The digital world is filled with acronyms. KPI. PPC. UGC. CTA. ROI.
Everywhere you look, there's a heaping bowl of alphabet soup. But this blog post is not dedicated to striking jargon from our marketing vocabulary. Instead, we're focused on two specific acronyms: SEO and SEM.
You've likely heard of them. You might know that both terms have something to do with search engines. And that's probably about it, right?
Let's change that.
What Are SEO and SEM?
Search engine optimization, or SEO, is the practice of optimizing your website via content, domain authority, and technical updates to help the site rank higher in Google search results. When someone searches using a term related to the content on your website, SEO helps your site come up in the results. SEO is organic — it's sometimes known as "organic search" — which means you don't have to pay for your site to rank higher in search results; you just have to use the right tools and tactics to improve your ranking.
And then we have search engine marketing, or SEM. This term essentially refers to advertising on a search engine's results page. SEM is a paid strategy that allows marketers to drive traffic to their websites by paying for each click an advertisement receives. Some refer to SEM as "paid search."
Some marketers consider SEM to be an umbrella term that includes SEO, but that's not entirely accurate. While SEO is entirely organic, SEM is definitely not.
How SEO Works
SEO can be a powerful strategy for small businesses in local markets because it's a cost-effective approach to optimize for local situations. It also offers the cheapest cost per conversion of any available marketing effort. Considering the top five links on the first page of Google search results garner more than 67% of all clicks, SEO is definitely worth the investment of time and resources.

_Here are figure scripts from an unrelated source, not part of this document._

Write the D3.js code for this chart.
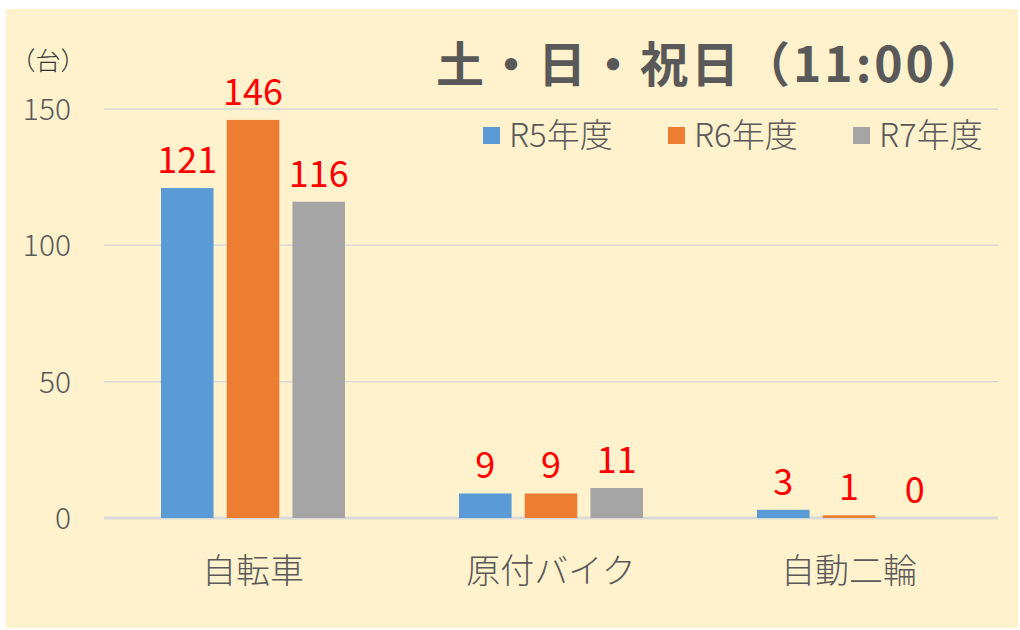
<!DOCTYPE html>
<html>
<head>
<meta charset="utf-8">
<script src="https://cdn.jsdelivr.net/npm/d3@7"></script>
<style>
  body { margin: 0; background: #fff; }
  text { font-family: "Noto Sans CJK JP", "Noto Sans", sans-serif; }
</style>
</head>
<body>
<div id="chart"></div>
<script>
// data
let categories = ["自転車", "原付バイク", "自動二輪"];
let seriesNames = ["R5年度", "R6年度", "R7年度"];
let r5 = [121, 9, 3];
let r6 = [146, 9, 1];
let r7 = [116, 11, 0];
let yTicks = [0, 50, 100, 150];
let colors = ["#5B9BD5", "#ED7D31", "#A5A5A5"];

let series = [r5, r6, r7];

let width = 1020, height = 630;

let svg = d3.select("#chart")
  .append("svg")
  .attr("width", width).attr("height", height);

// chart background
svg.append("rect")
  .attr("x", 6).attr("y", 9)
  .attr("width", 1012).attr("height", 619)
  .attr("fill", "#FFF2CC");

// scales
let xScale = d3.scaleBand()
  .domain(categories)
  .range([104, 998]);
let inner = d3.scaleBand()
  .domain(d3.range(seriesNames.length))
  .range([57, xScale.bandwidth() - 57])
  .paddingInner(0.2);
let yScale = d3.scaleLinear()
  .domain([0, 150])
  .range([518, 109]);

// gridlines
svg.append("g")
  .selectAll("line")
  .data(yTicks)
  .enter()
  .append("line")
  .attr("x1", 104).attr("x2", 998)
  .attr("y1", d => yScale(d)).attr("y2", d => yScale(d))
  .attr("stroke", "#D9D9D9")
  .attr("stroke-width", d => d === 0 ? 3 : 1.5);

// y tick labels
svg.append("g")
  .selectAll("text")
  .data(yTicks)
  .enter()
  .append("text")
  .attr("x", 71)
  .attr("y", d => yScale(d) + 11)
  .attr("text-anchor", "end")
  .attr("font-size", 30)
  .attr("font-weight", 300)
  .attr("fill", "#595959")
  .text(d => d);

// unit label
svg.append("text")
  .attr("x", 48).attr("y", 70)
  .attr("text-anchor", "middle")
  .attr("font-size", 25)
  .attr("font-weight", 300)
  .attr("fill", "#333")
  .text("（台）");

// bars
let groups = svg.append("g")
  .selectAll("g")
  .data(series)
  .enter()
  .append("g")
  .attr("fill", (d, i) => colors[i]);

groups.each(function(vals, si) {
  let g = d3.select(this);
  g.selectAll("rect")
    .data(vals)
    .enter()
    .append("rect")
    .attr("x", (d, ci) => xScale(categories[ci]) + inner(si))
    .attr("y", d => yScale(d))
    .attr("width", inner.bandwidth())
    .attr("height", d => yScale(0) - yScale(d));

  g.selectAll("text")
    .data(vals)
    .enter()
    .append("text")
    .attr("x", (d, ci) => xScale(categories[ci]) + inner(si) + inner.bandwidth() / 2)
    .attr("y", d => yScale(d) - 15)
    .attr("text-anchor", "middle")
    .attr("font-size", 36)
    .attr("fill", "#FF0000")
    .text(d => d);
});

// category labels
svg.append("g")
  .selectAll("text")
  .data(categories)
  .enter()
  .append("text")
  .attr("x", d => xScale(d) + xScale.bandwidth() / 2)
  .attr("y", 583)
  .attr("text-anchor", "middle")
  .attr("font-size", 34)
  .attr("font-weight", 300)
  .attr("fill", "#595959")
  .text(d => d);

// title
svg.append("text")
  .attr("x", 712).attr("y", 82)
  .attr("text-anchor", "middle")
  .attr("font-size", 48)
  .attr("font-weight", "bold")
  .attr("letter-spacing", 3)
  .attr("fill", "#595959")
  .text("土・日・祝日（11:00）");

// legend
let legendX = [483, 668, 853];
let legend = svg.append("g")
  .selectAll("g")
  .data(seriesNames)
  .enter()
  .append("g")
  .attr("transform", (d, i) => `translate(${legendX[i]}, 127)`);
legend.append("rect")
  .attr("width", 17).attr("height", 17)
  .attr("fill", (d, i) => colors[i]);
legend.append("text")
  .attr("x", 26).attr("y", 20)
  .attr("font-size", 33)
  .attr("font-weight", 300)
  .attr("fill", "#595959")
  .text(d => d);
</script>
</body>
</html>
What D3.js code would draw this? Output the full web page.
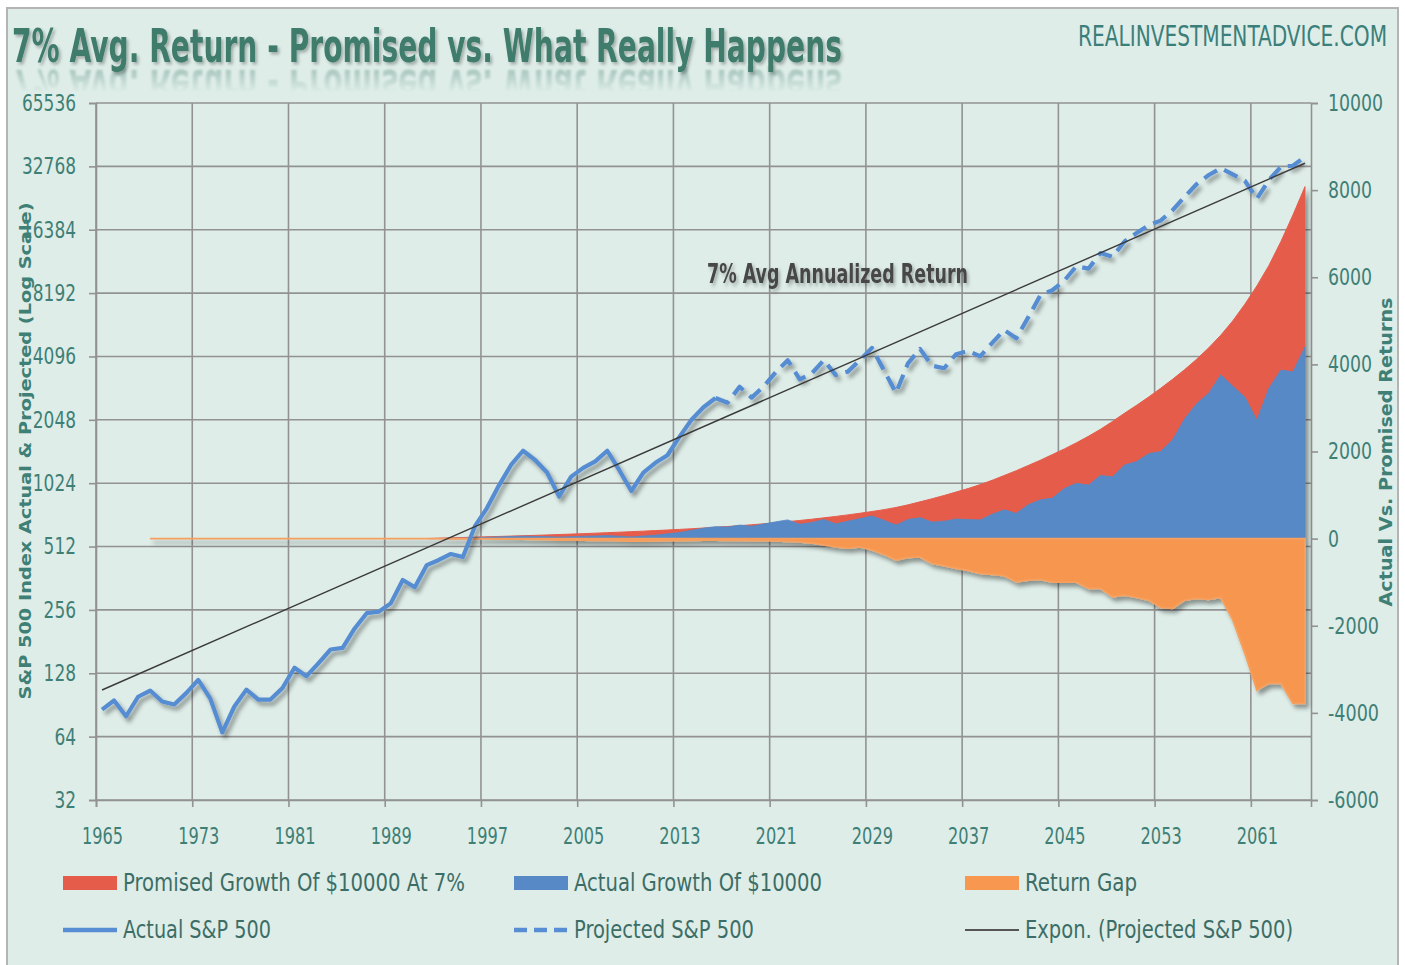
<!DOCTYPE html>
<html><head><meta charset="utf-8">
<script src="https://cdn.jsdelivr.net/npm/d3@7"></script>
<style>body{margin:0;background:#fff;} svg{display:block}</style>
</head><body>
<svg id="chart" width="1405" height="965"></svg>
<script>
// ---------- DATA ----------
const firstYear = 1965, lastYear = 2065;
const xTickYears = [1965,1973,1981,1989,1997,2005,2013,2021,2029,2037,2045,2053,2061];
const leftTicks = [32,64,128,256,512,1024,2048,4096,8192,16384,32768,65536];
const rightTicks = [-6000,-4000,-2000,0,2000,4000,6000,8000,10000];

const actualStart = 1965; // Actual S&P 500 (solid)
const actualSP = [86,95,80,99,106,94,91,103,119,97,
  67,89,107,96,96,109,136,124,143,166,
  169,209,247,251,275,355,328,418,442,472,
  457,640,780,1000,1250,1460,1320,1150,885,1100,
  1210,1300,1460,1180,940,1150,1280,1390,1700,2050,
  2350,2600];

const projectedStart = 2016; // Projected S&P 500 (dashed)
const projectedSP = [2600,2470,2940,2610,2950,3450,3930,3190,3400,3930,
  3340,3470,3930,4500,3520,2750,3800,4450,3700,3600,
  4200,4350,4100,4750,5470,5000,6300,8000,8450,9400,
  11000,10700,12700,12200,14400,15800,17200,18100,20300,23500,
  27000,29800,32100,30000,28000,23000,28200,32600,33000,36400];

const trendYears = [1965, 2065];        // Expon. (Projected S&P 500)
const trendValues = [106.6, 33900];

const promisedStart = 1992; // Promised Growth Of $10000 At 7%
const promisedGrowth = [3,10,18,26,34,42,50,58,66,75,
  84,94,104,114,125,136,148,160,172,185,
  198,212,227,243,260,278,297,318,340,364,
  390,417,446,477,510,545,582,622,665,715,
  775,845,915,990,1070,1150,1240,1340,1450,1560,
  1680,1800,1930,2060,2200,2350,2510,2690,2880,3060,
  3250,3450,3660,3880,4120,4380,4670,5000,5380,5800,
  6270,6820,7430,8080];

const actualGrowthStart = 1993; // Actual Growth Of $10000
const actualGrowth = [5,10,10,20,30,40,50,55,50,45,
  35,45,55,60,70,55,40,60,80,110,
  140,190,240,275,265,310,285,335,385,430,
  330,370,440,340,400,460,520,420,310,440,
  480,380,400,450,440,430,560,660,580,780,
  890,930,1150,1270,1230,1450,1420,1690,1770,1950,
  2000,2270,2750,3100,3340,3760,3500,3250,2720,3450,
  3870,3830,4400];

const gapStart = 1969; // Return Gap
const returnGap = [0,0,0,0,0,0,0,0,0,0,
  0,0,0,0,0,0,0,0,0,0,
  0,0,0,0,0,
  -3,-5,-6,-8,-10,-10,-12,-18,-25,-35,
  -35,-35,-38,-40,-48,-55,-55,-50,-48,-45,
  -40,-35,-35,-40,-40,-45,-45,-50,-60,-75,
  -100,-146,-190,-220,-190,-260,-360,-490,-430,-420,
  -570,-620,-680,-730,-800,-820,-850,-989,-950,-934,
  -1000,-1000,-1000,-1141,-1141,-1334,-1295,-1350,-1410,-1577,
  -1600,-1410,-1370,-1393,-1348,-1869,-2633,-3480,-3320,-3320,
  -3780,-3780];

const legendRow1 = [
  {label:"Promised Growth Of $10000 At 7%", color:"#e65c4b"},
  {label:"Actual Growth Of $10000", color:"#5689c6"},
  {label:"Return Gap", color:"#f79750"}];
const legendRow2 = [
  {label:"Actual S&P 500", type:"solid"},
  {label:"Projected S&P 500", type:"dash"},
  {label:"Expon. (Projected S&P 500)", type:"trend"}];

// ---------- CHART ----------
const svg = d3.select("#chart");
const narrow = "'DejaVu Sans Condensed','Liberation Sans Narrow',sans-serif";
const teal = "#3e7f76";
const gridC = "#929292";

const defs = svg.append("defs");
const sh = defs.append("filter").attr("id","sh").attr("x","-5%").attr("y","-5%").attr("width","112%").attr("height","115%");
sh.append("feDropShadow").attr("dx",3).attr("dy",4).attr("stdDeviation",2.2).attr("flood-color","#000").attr("flood-opacity",0.38);
const tsh = defs.append("filter").attr("id","tsh").attr("x","-5%").attr("y","-20%").attr("width","110%").attr("height","150%");
tsh.append("feDropShadow").attr("dx",2).attr("dy",2).attr("stdDeviation",1.5).attr("flood-color","#000").attr("flood-opacity",0.28);
const blur = defs.append("filter").attr("id","blur").attr("x","-5%").attr("y","-30%").attr("width","110%").attr("height","160%");
blur.append("feGaussianBlur").attr("stdDeviation",1.3);
const grad = defs.append("linearGradient").attr("id","fadeGrad").attr("x1",0).attr("y1",0).attr("x2",0).attr("y2",1);
grad.append("stop").attr("offset","0%").attr("stop-color","#fff").attr("stop-opacity",0.4);
grad.append("stop").attr("offset","100%").attr("stop-color","#fff").attr("stop-opacity",0);
defs.append("mask").attr("id","fadeMask").attr("maskUnits","userSpaceOnUse")
  .append("rect").attr("x",0).attr("y",66).attr("width",900).attr("height",26).attr("fill","url(#fadeGrad)");

// frame
svg.append("rect").attr("x",7).attr("y",8).attr("width",1391).attr("height",980)
  .attr("fill","#deede8").attr("stroke","#b4b4b4").attr("stroke-width",2);

const x = d3.scaleLinear().domain([firstYear-0.5, lastYear+0.5]).range([96,1311]);
const yL = d3.scaleLog().base(2).domain([32,65536]).range([800,103]);
const yR = d3.scaleLinear().domain([-6000,10000]).range([800,103]);

// stretched text helper (tall, condensed look)
function stext(parent, px, py, str, o){
  const g = parent.append("g").attr("transform",`translate(${px},${py}) scale(1,${o.sy||1.2})`);
  const t = g.append("text").attr("x",0).attr("y",0).text(str)
    .attr("font-family",o.family||narrow).attr("font-size",o.size)
    .attr("font-weight",o.weight||"normal").attr("fill",o.fill)
    .attr("text-anchor",o.anchor||"start");
  if(o.len) t.attr("textLength",o.len).attr("lengthAdjust","spacingAndGlyphs");
  return g;
}

// gridlines
const grid = svg.append("g").attr("stroke",gridC).attr("stroke-width",1.6);
grid.selectAll("line.h").data(leftTicks).join("line")
  .attr("x1",96).attr("x2",1311).attr("y1",d=>yL(d)).attr("y2",d=>yL(d));
grid.selectAll("line.v").data(xTickYears).join("line")
  .attr("x1",d=>x(d-0.5)).attr("x2",d=>x(d-0.5)).attr("y1",103).attr("y2",800);

// axes
function styleAxis(g, size, perChar){
  g.select(".domain").attr("stroke",gridC).attr("stroke-width",1.6);
  g.selectAll(".tick line").attr("stroke",gridC).attr("stroke-width",1.6);
  g.selectAll(".tick text").attr("fill",teal).attr("font-family",narrow).attr("font-size",size)
    .each(function(){
      const s = this.textContent;
      const L = s.replace("-","").length*perChar + (s.includes("-")?7:0);
      d3.select(this).attr("textLength",L).attr("lengthAdjust","spacingAndGlyphs");
    });
}
const gL = svg.append("g").attr("transform","translate(96,0)")
  .call(d3.axisLeft(yL).tickValues(leftTicks).tickFormat(d=>String(d)).tickSize(7).tickPadding(13));
styleAxis(gL, 23, 10.8);
const gR = svg.append("g").attr("transform","translate(1311,0)")
  .call(d3.axisRight(yR).tickValues(rightTicks).tickFormat(d=>String(d)).tickSize(7).tickPadding(10));
styleAxis(gR, 23, 11);
const gB = svg.append("g").attr("transform","translate(0,800)")
  .call(d3.axisBottom(x).tickValues(xTickYears.map(d=>d-0.5)).tickFormat(d=>String(d+0.5)).tickSize(7).tickPadding(21));
styleAxis(gB, 23, 10.3);
gB.selectAll(".tick text").attr("dx", x(firstYear)-x(firstYear-0.5));

// areas
const toPts = (arr, start) => arr.map((v,i)=>({year:start+i, v}));
const area = d3.area().x(d=>x(d.year)).y0(yR(0)).y1(d=>yR(d.v));
const ga = svg.append("g").attr("filter","url(#sh)");
ga.append("path").datum(toPts(promisedGrowth,promisedStart)).attr("d",area)
  .attr("fill","#e65c4b").attr("stroke","#e65c4b").attr("stroke-width",1);
ga.append("path").datum(toPts(actualGrowth,actualGrowthStart)).attr("d",area)
  .attr("fill","#5689c6").attr("stroke","#5689c6").attr("stroke-width",0.8);
ga.append("path").datum(toPts(returnGap,gapStart)).attr("d",area)
  .attr("fill","#f79750").attr("stroke","#f6a060").attr("stroke-width",1.8);

// lines
const lineL = d3.line().x(d=>x(d.year)).y(d=>yL(d.v));
const gl = svg.append("g").attr("filter","url(#sh)").attr("fill","none");
gl.append("path").datum(toPts(actualSP,actualStart)).attr("d",lineL)
  .attr("stroke","#578dd2").attr("stroke-width",4.2).attr("stroke-linejoin","round");
gl.append("path").datum(toPts(projectedSP,projectedStart)).attr("d",lineL)
  .attr("stroke","#578dd2").attr("stroke-width",4.2).attr("stroke-dasharray","15,8").attr("stroke-linejoin","round");
svg.append("path").datum(trendYears.map((y,i)=>({year:y, v:trendValues[i]}))).attr("d",lineL)
  .attr("fill","none").attr("stroke","#3a3a3a").attr("stroke-width",1.4);

// annotation
stext(svg, 707, 283, "7% Avg Annualized Return",
  {size:21, sy:1.25, weight:"bold", fill:"#474747", len:261}).attr("filter","url(#tsh)");

// title + faint blurred reflection
const titleText = "7% Avg. Return - Promised vs. What Really Happens";
const refl = svg.append("g").attr("mask","url(#fadeMask)")
  .append("g").attr("transform","translate(0,132) scale(1,-1)").attr("filter","url(#blur)");
stext(refl, 12, 62, titleText, {size:38, sy:1.2, weight:"bold", fill:"#3f7b6c", len:830});
stext(svg, 12, 62, titleText, {size:38, sy:1.2, weight:"bold", fill:"#3f7b6c", len:830}).attr("filter","url(#tsh)");

stext(svg, 1387, 46, "REALINVESTMENTADVICE.COM", {size:22, sy:1.25, fill:"#3b7f7a", anchor:"end", len:309});

// axis titles
svg.append("text").attr("transform","translate(31,451) rotate(-90)").attr("text-anchor","middle")
  .text("S&P 500 Index Actual & Projected (Log Scale)")
  .attr("font-family","'DejaVu Sans',sans-serif").attr("font-weight","bold").attr("font-size",16)
  .attr("fill",teal).attr("textLength",497).attr("lengthAdjust","spacingAndGlyphs");
svg.append("text").attr("transform","translate(1392,452) rotate(-90)").attr("text-anchor","middle")
  .text("Actual Vs. Promised Returns")
  .attr("font-family","'DejaVu Sans',sans-serif").attr("font-weight","bold").attr("font-size",17)
  .attr("fill",teal).attr("textLength",309).attr("lengthAdjust","spacingAndGlyphs");

// legend
const colX = [63,514,965];
const row1Len = [342,248,112];
const row2Len = [148,180,268];
const legText = "#3c6d66";
legendRow1.forEach((d,i)=>{
  svg.append("rect").attr("x",colX[i]).attr("y",876).attr("width",54).attr("height",14).attr("fill",d.color);
  stext(svg, colX[i]+60, 891, d.label, {size:21, sy:1.2, fill:legText, len:row1Len[i]});
});
legendRow2.forEach((d,i)=>{
  const ln = svg.append("line").attr("x1",colX[i]).attr("x2",colX[i]+54).attr("y1",930).attr("y2",930);
  if(d.type==="solid") ln.attr("stroke","#578dd2").attr("stroke-width",4.5);
  if(d.type==="dash") ln.attr("stroke","#578dd2").attr("stroke-width",4.5).attr("stroke-dasharray","13,7");
  if(d.type==="trend") ln.attr("stroke","#555").attr("stroke-width",2);
  stext(svg, colX[i]+60, 938, d.label, {size:21, sy:1.2, fill:legText, len:row2Len[i]});
});
</script>
</body></html>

Small businesses can hire SEO companies to optimize their websites through content and back-end technical tweaks. Oftentimes, SEO companies offer a variety of packages that fit different business needs. For example, a less competitive industry means a business probably won't need to produce a ton of content to rank higher in search results. In a more competitive industry, however, a small business may want to get aggressive with content production to boost its SEO results.
When Should You Use SEM?
When considering SEO vs. paid search, it's important to remember that SEM only involves paying for the clicks you receive. With SEM, your link appears at the top of a search results page — above the organic search results.
What's more, you can control how much you spend each month. SEM is "pull advertising," which means people who click your links are already looking for your product or service. In other words, you're not pushing your message in front of people who don't care.
Demonstrating the return on investment of your SEM efforts is important for justifying your digital marketing strategy. Google found that, on average, advertisers on the Google Ads platform made $2 for every dollar they spent. For small businesses and local marketing efforts, SEM is just as effective as SEO when it comes to increasing conversions and traffic.
Organic Search vs. Paid Search
Let's say one potential customer searches for the most common question regarding bariatric surgery: "Does insurance cover bariatric surgery?" Since this is a popular search, you might want to use SEM and pay Google to ensure that your website shows up before the search results. If your site has relevant content but doesn't specifically answer the search query, Google will charge you more money per click than it would if you had search-optimized content that directly answered the question. The more relevant your content, the lower your cost per click.
SEO is about creating new, high-quality content that is relevant to your audience. If you didn't have content directly relating to the question above about bariatric surgery, your SEO team could create a piece of content focused on that precise question. Then, you could start sending your SEM traffic to that relevant piece of content — while enjoying a reduced cost per click.
In the end, the question shouldn't be whether you should use organic or paid search. Every company should be using a combination of the two.
SEO and SEM aren't mutually exclusive; they work better together. To get the best results, use one to inform the other — and vice versa. For small businesses, this can make the difference between seeing an uptick in website traffic and conversions or being buried beneath pages of competitors' links.